▶ _THE EXERCISE_:
From the listing below, pull out every line where the string "chart" appears.

▶ _SUPPLIED DATA_:
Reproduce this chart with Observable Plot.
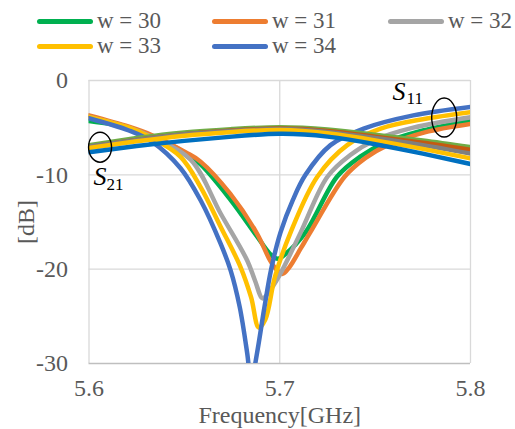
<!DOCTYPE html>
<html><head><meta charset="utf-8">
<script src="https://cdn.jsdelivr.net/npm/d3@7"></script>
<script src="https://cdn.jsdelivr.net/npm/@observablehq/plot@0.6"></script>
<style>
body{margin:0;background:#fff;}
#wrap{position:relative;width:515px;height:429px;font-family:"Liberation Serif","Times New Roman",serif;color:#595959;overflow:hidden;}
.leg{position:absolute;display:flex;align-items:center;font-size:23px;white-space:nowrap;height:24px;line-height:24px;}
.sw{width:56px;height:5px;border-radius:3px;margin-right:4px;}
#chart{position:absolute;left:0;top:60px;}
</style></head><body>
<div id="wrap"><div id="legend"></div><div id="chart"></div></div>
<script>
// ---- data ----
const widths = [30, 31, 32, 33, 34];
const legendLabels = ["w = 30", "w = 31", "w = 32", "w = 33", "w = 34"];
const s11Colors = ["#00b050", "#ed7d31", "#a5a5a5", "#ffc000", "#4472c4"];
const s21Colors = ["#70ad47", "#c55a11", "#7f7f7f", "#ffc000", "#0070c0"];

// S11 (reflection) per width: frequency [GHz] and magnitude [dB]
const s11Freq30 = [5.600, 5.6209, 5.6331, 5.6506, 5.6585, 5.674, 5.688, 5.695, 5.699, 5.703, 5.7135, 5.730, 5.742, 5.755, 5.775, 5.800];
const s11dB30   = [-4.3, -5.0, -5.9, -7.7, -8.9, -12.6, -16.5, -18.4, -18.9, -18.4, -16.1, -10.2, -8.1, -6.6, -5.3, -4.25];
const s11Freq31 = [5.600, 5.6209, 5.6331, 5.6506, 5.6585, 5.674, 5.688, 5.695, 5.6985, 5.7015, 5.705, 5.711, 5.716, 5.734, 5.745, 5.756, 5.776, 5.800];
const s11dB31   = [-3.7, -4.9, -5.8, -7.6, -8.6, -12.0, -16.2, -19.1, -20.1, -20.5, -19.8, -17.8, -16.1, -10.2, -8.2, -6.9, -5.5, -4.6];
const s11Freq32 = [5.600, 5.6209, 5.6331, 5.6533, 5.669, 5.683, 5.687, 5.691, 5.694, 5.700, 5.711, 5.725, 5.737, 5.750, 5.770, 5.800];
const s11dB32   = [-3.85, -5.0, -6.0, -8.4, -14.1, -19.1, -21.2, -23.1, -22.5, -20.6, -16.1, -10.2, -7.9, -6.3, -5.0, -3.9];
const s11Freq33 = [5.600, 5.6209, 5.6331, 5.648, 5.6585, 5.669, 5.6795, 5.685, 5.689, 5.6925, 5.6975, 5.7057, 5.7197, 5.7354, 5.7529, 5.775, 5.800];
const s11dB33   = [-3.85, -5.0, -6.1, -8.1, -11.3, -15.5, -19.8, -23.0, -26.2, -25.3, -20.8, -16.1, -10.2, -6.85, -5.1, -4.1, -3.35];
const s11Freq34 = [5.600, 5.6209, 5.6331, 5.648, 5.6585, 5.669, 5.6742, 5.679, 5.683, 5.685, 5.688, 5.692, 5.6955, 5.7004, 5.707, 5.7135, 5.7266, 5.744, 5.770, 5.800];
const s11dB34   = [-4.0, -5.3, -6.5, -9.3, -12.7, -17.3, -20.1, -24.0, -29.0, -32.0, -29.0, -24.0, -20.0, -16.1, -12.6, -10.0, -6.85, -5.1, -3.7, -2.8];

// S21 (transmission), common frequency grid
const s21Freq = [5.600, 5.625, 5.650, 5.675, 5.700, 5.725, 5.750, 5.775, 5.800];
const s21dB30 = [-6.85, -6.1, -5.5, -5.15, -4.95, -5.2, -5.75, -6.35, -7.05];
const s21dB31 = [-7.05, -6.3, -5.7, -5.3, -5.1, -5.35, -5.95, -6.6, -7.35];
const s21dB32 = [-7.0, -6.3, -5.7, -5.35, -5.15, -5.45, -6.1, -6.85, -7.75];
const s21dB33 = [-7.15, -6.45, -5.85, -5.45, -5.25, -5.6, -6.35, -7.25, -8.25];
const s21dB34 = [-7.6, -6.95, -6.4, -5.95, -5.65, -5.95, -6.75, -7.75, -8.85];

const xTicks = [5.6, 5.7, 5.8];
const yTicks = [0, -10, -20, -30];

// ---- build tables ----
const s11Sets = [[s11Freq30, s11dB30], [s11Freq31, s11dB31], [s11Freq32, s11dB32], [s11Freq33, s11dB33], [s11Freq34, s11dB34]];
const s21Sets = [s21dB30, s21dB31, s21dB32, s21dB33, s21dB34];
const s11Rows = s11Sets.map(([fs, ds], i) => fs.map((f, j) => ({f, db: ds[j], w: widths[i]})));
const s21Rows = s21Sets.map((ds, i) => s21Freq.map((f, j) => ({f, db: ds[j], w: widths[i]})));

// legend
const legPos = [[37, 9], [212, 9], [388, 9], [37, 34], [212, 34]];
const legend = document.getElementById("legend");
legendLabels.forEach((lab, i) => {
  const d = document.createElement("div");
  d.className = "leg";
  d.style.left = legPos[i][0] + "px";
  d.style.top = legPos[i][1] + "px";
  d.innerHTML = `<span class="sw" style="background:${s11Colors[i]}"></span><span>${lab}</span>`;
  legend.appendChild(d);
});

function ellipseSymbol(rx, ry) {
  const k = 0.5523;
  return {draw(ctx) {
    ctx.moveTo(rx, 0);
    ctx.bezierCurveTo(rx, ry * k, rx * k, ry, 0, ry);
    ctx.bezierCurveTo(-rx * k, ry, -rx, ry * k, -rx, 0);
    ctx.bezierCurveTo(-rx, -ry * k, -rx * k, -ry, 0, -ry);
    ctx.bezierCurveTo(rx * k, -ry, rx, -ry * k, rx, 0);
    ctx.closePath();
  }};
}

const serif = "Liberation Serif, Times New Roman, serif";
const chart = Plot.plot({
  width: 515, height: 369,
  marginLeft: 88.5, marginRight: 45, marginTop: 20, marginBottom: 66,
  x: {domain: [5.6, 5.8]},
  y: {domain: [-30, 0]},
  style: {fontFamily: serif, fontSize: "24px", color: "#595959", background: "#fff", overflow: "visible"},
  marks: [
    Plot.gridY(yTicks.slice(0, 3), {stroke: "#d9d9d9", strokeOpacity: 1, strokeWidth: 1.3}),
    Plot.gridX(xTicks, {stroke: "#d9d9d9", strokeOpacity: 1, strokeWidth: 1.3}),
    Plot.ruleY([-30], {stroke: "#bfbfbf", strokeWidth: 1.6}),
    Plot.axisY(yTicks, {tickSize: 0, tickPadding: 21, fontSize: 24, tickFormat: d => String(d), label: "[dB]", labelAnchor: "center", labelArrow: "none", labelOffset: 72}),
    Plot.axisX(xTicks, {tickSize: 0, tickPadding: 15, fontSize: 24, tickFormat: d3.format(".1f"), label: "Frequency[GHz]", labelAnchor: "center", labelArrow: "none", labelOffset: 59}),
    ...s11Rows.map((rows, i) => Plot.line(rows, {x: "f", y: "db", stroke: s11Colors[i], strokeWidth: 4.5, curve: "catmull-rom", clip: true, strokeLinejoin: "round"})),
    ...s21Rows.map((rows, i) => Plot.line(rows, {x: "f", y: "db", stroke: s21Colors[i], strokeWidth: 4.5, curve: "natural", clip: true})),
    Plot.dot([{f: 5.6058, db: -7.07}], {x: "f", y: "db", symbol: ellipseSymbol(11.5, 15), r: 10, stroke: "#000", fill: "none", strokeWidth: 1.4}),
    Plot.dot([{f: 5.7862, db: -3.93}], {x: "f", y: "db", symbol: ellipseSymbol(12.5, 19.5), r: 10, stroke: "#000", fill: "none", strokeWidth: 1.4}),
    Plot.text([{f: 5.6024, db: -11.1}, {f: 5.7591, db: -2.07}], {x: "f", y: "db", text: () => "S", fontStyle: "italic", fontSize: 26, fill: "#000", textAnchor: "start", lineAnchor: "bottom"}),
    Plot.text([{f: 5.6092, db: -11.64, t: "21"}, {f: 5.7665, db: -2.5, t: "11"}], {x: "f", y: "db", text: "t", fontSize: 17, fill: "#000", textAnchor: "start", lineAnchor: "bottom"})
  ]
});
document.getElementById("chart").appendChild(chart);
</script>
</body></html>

▶ _EXERCISE RESPONSE_:
Reproduce this chart with Observable Plot.
#chart{position:absolute;left:0;top:60px;}
<div id="wrap"><div id="legend"></div><div id="chart"></div></div>
const chart = Plot.plot({
document.getElementById("chart").appendChild(chart);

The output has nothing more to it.